Refining Real-Time Networked Learning
Real-Time networked learning is incorporating social media into your instruction – before, during, and after. You can learn more from my “Social Media For Trainers” presentations and wiki. Our hashtag #ztrain generated 567 tweets from 126 people -the majority were in the room. The priority was to use social media to enhance the experience of people in the room, although not everyone views using live tweeting as a benefit to the conversational process or learning.
Hashtag Stats
What the Hashtag is a simple tool for aggregating tweets into a transcript and some simple stats, but after experiencing Marc Meyerand Jason Breed’s Hashtag Social Media Chat and their tool that aggregates tweets, I need to do some re-thinking.
The best thing about having a transcript like this it allowed me to do a pattern analysis and learning assessment of the tweets. This will help improve the networked learning design for next time. Some analysis questions:
What points were the participants in the room tweeting? How did that relate to the learning objectives?
Were there conversations taking place between Twitter users that extended the learning or were people mostly parallel online note taking?
Were people not in the room engaged in any of the conversation beyond retweeting?
What Powers Learning: Sharing Experiences and Stories With Peers
I am a big believer that people can learn as much from the peers in the room as the “expert on the stage.” As an instructor, if you go in with the idea that you will be “filling people with knowledge” you don’t let the most valuable form of learning emerge – sharing the wisdom that comes from experience. (The Colorado Funders Association is doing this on its blog about philanthropy stories. ) The fun part of instructional design is embedding opportunities for this to happen.
On this two minute video, Dan Hanley, Director of Development, Boulder County Aids Project, talks about how Twitter is a useful tool in his fundraising work primarily for Twitter’s ability to connect and develop relationships with new donors.
Lisa Harris from Colorado Health Care Foundation and Kindle Morell from Colorado Health Institute shared how they have formed an informal social media peer group of people from different health care organizations in the Denver area.
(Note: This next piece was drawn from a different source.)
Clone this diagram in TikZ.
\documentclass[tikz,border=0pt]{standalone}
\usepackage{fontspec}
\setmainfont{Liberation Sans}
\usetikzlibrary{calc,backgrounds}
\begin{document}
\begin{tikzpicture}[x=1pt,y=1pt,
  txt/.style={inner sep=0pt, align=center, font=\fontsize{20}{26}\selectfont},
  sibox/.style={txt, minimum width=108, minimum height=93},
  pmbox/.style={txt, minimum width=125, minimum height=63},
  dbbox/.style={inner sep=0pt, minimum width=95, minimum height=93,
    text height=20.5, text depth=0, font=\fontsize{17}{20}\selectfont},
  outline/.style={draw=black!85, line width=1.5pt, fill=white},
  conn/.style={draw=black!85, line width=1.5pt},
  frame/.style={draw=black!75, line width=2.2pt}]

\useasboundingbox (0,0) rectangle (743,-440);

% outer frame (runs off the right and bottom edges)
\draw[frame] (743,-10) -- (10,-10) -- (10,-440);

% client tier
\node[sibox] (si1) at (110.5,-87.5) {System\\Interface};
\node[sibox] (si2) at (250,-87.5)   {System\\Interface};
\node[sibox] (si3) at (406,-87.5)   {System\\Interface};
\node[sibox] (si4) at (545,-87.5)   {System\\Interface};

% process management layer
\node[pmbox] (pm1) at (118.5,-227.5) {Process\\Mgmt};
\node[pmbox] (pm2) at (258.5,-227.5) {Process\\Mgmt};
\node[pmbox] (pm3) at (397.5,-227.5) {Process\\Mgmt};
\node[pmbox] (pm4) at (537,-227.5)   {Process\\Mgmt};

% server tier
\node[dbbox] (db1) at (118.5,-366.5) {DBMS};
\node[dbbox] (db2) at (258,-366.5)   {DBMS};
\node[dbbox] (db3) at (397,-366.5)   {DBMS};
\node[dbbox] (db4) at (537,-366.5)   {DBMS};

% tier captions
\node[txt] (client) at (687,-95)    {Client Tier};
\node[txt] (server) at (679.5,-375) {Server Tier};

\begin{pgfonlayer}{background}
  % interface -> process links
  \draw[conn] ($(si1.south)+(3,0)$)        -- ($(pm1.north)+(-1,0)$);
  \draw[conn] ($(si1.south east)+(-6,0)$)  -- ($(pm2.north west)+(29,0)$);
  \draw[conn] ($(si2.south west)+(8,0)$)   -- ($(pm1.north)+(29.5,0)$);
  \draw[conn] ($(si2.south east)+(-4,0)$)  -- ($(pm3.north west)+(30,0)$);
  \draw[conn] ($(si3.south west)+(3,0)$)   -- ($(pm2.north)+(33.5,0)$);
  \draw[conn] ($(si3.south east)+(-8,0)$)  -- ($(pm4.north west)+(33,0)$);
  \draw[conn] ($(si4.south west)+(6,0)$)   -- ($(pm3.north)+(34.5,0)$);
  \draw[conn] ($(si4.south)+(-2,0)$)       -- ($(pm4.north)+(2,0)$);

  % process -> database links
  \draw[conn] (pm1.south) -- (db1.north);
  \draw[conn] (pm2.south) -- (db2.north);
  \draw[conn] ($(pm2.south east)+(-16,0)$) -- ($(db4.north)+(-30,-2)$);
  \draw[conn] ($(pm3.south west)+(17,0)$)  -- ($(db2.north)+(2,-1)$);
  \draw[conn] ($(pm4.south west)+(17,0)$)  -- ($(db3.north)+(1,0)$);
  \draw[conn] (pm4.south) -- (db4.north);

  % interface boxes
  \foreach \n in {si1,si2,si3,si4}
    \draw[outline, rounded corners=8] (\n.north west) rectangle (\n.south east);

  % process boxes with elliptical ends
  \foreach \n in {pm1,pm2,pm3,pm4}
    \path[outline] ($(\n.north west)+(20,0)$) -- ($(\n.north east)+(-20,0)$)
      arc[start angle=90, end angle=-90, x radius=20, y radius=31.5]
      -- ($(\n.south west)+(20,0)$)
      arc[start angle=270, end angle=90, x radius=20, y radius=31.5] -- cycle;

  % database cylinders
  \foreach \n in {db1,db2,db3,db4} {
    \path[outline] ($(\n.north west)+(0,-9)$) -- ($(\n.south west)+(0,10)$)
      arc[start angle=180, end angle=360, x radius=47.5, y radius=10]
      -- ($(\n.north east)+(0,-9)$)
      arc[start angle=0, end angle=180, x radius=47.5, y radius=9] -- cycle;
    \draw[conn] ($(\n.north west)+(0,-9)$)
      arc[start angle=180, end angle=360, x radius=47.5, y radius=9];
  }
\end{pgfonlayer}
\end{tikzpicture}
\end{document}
They meet for breakfast and do not have a formal agenda – they discuss areas of practice, including working as change agents inside and outside of their organizations.
The Challenge of Transfer
One-day or half-workshops are only one touch point. They are good for getting a large group of people of to speed. But the real learning comes happens by putting something learned (an idea, a method, a tip, or technique) into daily practice. That is what guided the design of my “Social Media Lab” that continues the peer learning while getting past the challenge of transfer.
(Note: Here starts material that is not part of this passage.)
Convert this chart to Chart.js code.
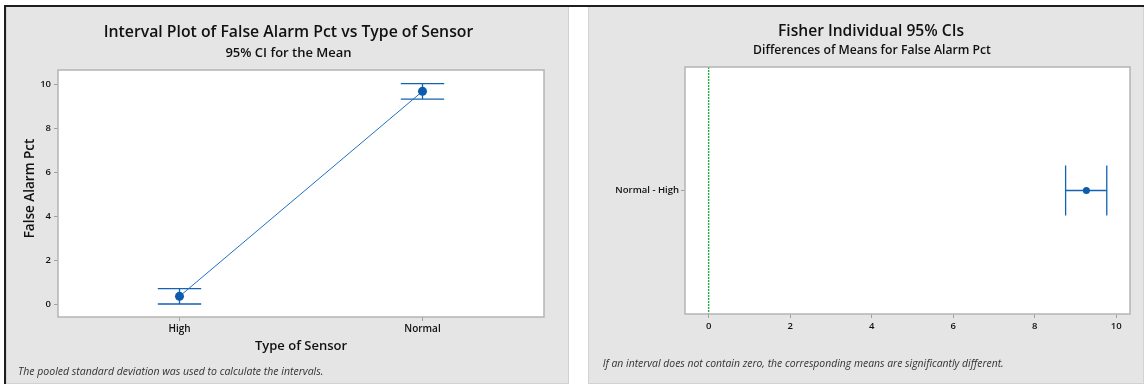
<!DOCTYPE html>
<html>
<head>
<meta charset="utf-8">
<script src="https://cdn.jsdelivr.net/npm/chart.js@4.4.1/dist/chart.umd.min.js"></script>
<style>
  html, body { margin:0; padding:0; background:#ffffff; width:1144px; height:384px; overflow:hidden; }
  .bk { position:absolute; background:#1e1e1e; }
  .panel { position:absolute; background:#e5e5e5; box-sizing:border-box; border-right:1px solid #d2d2d2; border-bottom:1px solid #d2d2d2; }
  canvas { position:absolute; left:0; top:0; }
</style>
</head>
<body>
<div class="bk" style="left:4px;top:5px;width:1140px;height:2px;"></div>
<div class="bk" style="left:4px;top:5px;width:2px;height:379px;"></div>
<div class="panel" style="left:6px;top:7px;width:563px;height:377px;border-left:1px solid #d2d2d2;">
  <canvas id="c1" width="561" height="377" style="width:561px;height:377px;left:1px;"></canvas>
</div>
<div class="panel" style="left:588px;top:7px;width:556px;height:377px;border-left:1px solid #d2d2d2;">
  <canvas id="c2" width="556" height="377" style="width:556px;height:377px;"></canvas>
</div>
<script>
// ---- data: interval plot ----
const categories = ['High', 'Normal'];
const means = [0.35, 9.67];
const ciLower = [0.00, 9.32];
const ciUpper = [0.70, 10.02];
const yTicks = [0, 2, 4, 6, 8, 10];

// ---- data: Fisher individual CIs ----
const diffLabels = ['Normal - High'];
const diffMeans = [9.27];
const diffLower = [8.76];
const diffUpper = [9.77];
const diffTicks = [0, 2, 4, 6, 8, 10];
const refValues = [0];

const FONT = "'Open Sans', 'Noto Sans', sans-serif";
const BLUE = '#0b5cad';

function plotFrame(id) {
  return {
    id: id,
    beforeDraw(chart) {
      const a = chart.chartArea, ctx = chart.ctx;
      ctx.save();
      ctx.fillStyle = '#ffffff';
      ctx.fillRect(a.left, a.top, a.right - a.left, a.bottom - a.top);
      ctx.restore();
    },
    afterDraw(chart) {
      const a = chart.chartArea, ctx = chart.ctx;
      ctx.save();
      ctx.strokeStyle = '#b4b4b4';
      ctx.lineWidth = 1.5;
      ctx.strokeRect(a.left, a.top, a.right - a.left, a.bottom - a.top);
      ctx.restore();
    }
  };
}

function texts(items) {
  return {
    id: 'texts',
    afterDraw(chart) {
      const ctx = chart.ctx;
      items.forEach(t => {
        ctx.save();
        ctx.font = t.font;
        ctx.fillStyle = t.color || '#111';
        ctx.textAlign = t.align || 'center';
        ctx.textBaseline = 'middle';
        ctx.translate(t.x, t.y);
        if (t.rot) ctx.rotate(t.rot);
        ctx.fillText(t.text, 0, 0);
        ctx.restore();
      });
    }
  };
}

// ---------- Chart 1 ----------
const ciBars1 = {
  id: 'ciBars1',
  beforeDatasetsDraw(chart) {
    const ctx = chart.ctx, xs = chart.scales.x, ys = chart.scales.y;
    ctx.save();
    ctx.strokeStyle = '#1462b4';
    ctx.lineWidth = 1.3;
    categories.forEach((c, i) => {
      const x = xs.getPixelForValue(i);
      const yl = ys.getPixelForValue(ciLower[i]);
      const yu = ys.getPixelForValue(ciUpper[i]);
      ctx.beginPath();
      ctx.moveTo(x, yl); ctx.lineTo(x, yu);
      ctx.moveTo(x - 21.7, yl); ctx.lineTo(x + 21.7, yl);
      ctx.moveTo(x - 21.7, yu); ctx.lineTo(x + 21.7, yu);
      ctx.stroke();
    });
    ctx.restore();
  }
};

new Chart(document.getElementById('c1'), {
  type: 'line',
  data: {
    labels: categories,
    datasets: [{
      data: means,
      borderColor: '#2070c4',
      borderWidth: 1,
      pointRadius: 4.5,
      pointBackgroundColor: BLUE,
      pointBorderWidth: 0,
      fill: false,
      tension: 0
    }]
  },
  options: {
    responsive: false,
    animation: false,
    layout: { padding: { top: 63, right: 25, bottom: 0, left: 0 } },
    plugins: { legend: { display: false }, tooltip: { enabled: false }, title: { display: false } },
    scales: {
      x: {
        type: 'category',
        offset: true,
        afterFit(s) { s.height = 67; },
        grid: { drawOnChartArea: false, drawTicks: true, tickLength: 4, color: '#a0a0a0', offset: false },
        border: { display: false },
        ticks: { padding: 2, color: '#111', font: { family: FONT, size: 10, weight: '600' } }
      },
      y: {
        type: 'linear',
        min: -0.59,
        max: 10.64,
        afterFit(s) { s.width = 50; },
        afterBuildTicks(s) { s.ticks = yTicks.map(v => ({ value: v })); },
        grid: { drawOnChartArea: false, drawTicks: true, tickLength: 4, color: '#a0a0a0' },
        border: { display: false },
        ticks: { padding: 3, color: '#111', font: { family: FONT, size: 9.5, weight: '600' } }
      }
    }
  },
  plugins: [plotFrame('frame1'), ciBars1, texts([
    { text: 'Interval Plot of False Alarm Pct vs Type of Sensor', x: 280.5, y: 25, font: "600 15.8px " + FONT },
    { text: '95% CI for the Mean', x: 280.5, y: 46, font: "600 13px " + FONT },
    { text: 'False Alarm Pct', x: 22, y: 181.5, rot: -Math.PI / 2, font: "600 13.5px " + FONT },
    { text: 'Type of Sensor', x: 293, y: 339.7, font: "600 13px " + FONT },
    { text: 'The pooled standard deviation was used to calculate the intervals.', x: 10, y: 364.7, align: 'left', font: "italic 10.5px " + FONT, color: '#333' }
  ])]
});

// ---------- Chart 2 ----------
const ciBars2 = {
  id: 'ciBars2',
  beforeDatasetsDraw(chart) {
    const ctx = chart.ctx, xs = chart.scales.x, ys = chart.scales.y;
    const a = chart.chartArea;
    ctx.save();
    // reference line at zero
    ctx.strokeStyle = '#1fb040';
    ctx.lineWidth = 1.4;
    ctx.setLineDash([2, 1]);
    refValues.forEach(v => {
      const x = xs.getPixelForValue(v);
      ctx.beginPath(); ctx.moveTo(x, a.top); ctx.lineTo(x, a.bottom); ctx.stroke();
    });
    ctx.setLineDash([]);
    ctx.strokeStyle = '#1462b4';
    ctx.lineWidth = 1.3;
    diffLabels.forEach((c, i) => {
      const y = ys.getPixelForValue(i);
      const xl = xs.getPixelForValue(diffLower[i]);
      const xu = xs.getPixelForValue(diffUpper[i]);
      ctx.beginPath();
      ctx.moveTo(xl, y); ctx.lineTo(xu, y);
      ctx.moveTo(xl, y - 25); ctx.lineTo(xl, y + 25);
      ctx.moveTo(xu, y - 25); ctx.lineTo(xu, y + 25);
      ctx.stroke();
    });
    ctx.restore();
  }
};

new Chart(document.getElementById('c2'), {
  type: 'line',
  data: {
    labels: diffLabels,
    datasets: [{
      data: diffMeans,
      showLine: false,
      pointRadius: 3.5,
      pointBackgroundColor: BLUE,
      pointBorderWidth: 0
    }]
  },
  options: {
    indexAxis: 'y',
    responsive: false,
    animation: false,
    layout: { padding: { top: 60, right: 15, bottom: 0, left: 0 } },
    plugins: { legend: { display: false }, tooltip: { enabled: false }, title: { display: false } },
    scales: {
      x: {
        type: 'linear',
        min: -0.58,
        max: 10.34,
        afterFit(s) { s.height = 70; },
        afterBuildTicks(s) { s.ticks = diffTicks.map(v => ({ value: v })); },
        grid: { drawOnChartArea: false, drawTicks: true, tickLength: 4, color: '#a0a0a0' },
        border: { display: false },
        ticks: { padding: 3, color: '#111', font: { family: FONT, size: 9.5, weight: '600' } }
      },
      y: {
        type: 'category',
        offset: true,
        afterFit(s) { s.width = 96; },
        grid: { drawOnChartArea: false, drawTicks: true, tickLength: 4, color: '#a0a0a0', offset: false },
        border: { display: false },
        ticks: { padding: 2, color: '#111', font: { family: FONT, size: 9.5, weight: '600' } }
      }
    }
  },
  plugins: [plotFrame('frame2'), ciBars2, texts([
    { text: 'Fisher Individual 95% CIs', x: 282, y: 25, font: "600 15.6px " + FONT },
    { text: 'Differences of Means for False Alarm Pct', x: 283, y: 44, font: "600 12.2px " + FONT },
    { text: 'If an interval does not contain zero, the corresponding means are significantly different.', x: 13.7, y: 357.3, align: 'left', font: "italic 10.4px " + FONT, color: '#333' }
  ])]
});
</script>
</body>
</html>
That is one reason why I always incorporate a reflection at the end that helps participates identify one small action step. I ask participants to share on an index card as part of a raffle for my book. The information is also valuable for improving the learning design. In addition to the concrete technical and tactical action steps (e.g. set up a listening post), here some additional action steps that indicate the learning from the day will be taken back to others in the organization:
Bring learnings from the day back to my team as soon as possible
Sit down with my executive director to discuss a process for a social media policy
Have a social media strategy brainstorm with staff
Clarifying exactly what we want to accomplish with social media and the audience
Sharing what I learned from my colleagues at the workshop with staff
I can only echo the tweet above: Thank you so much for everything I learned and meeting great people.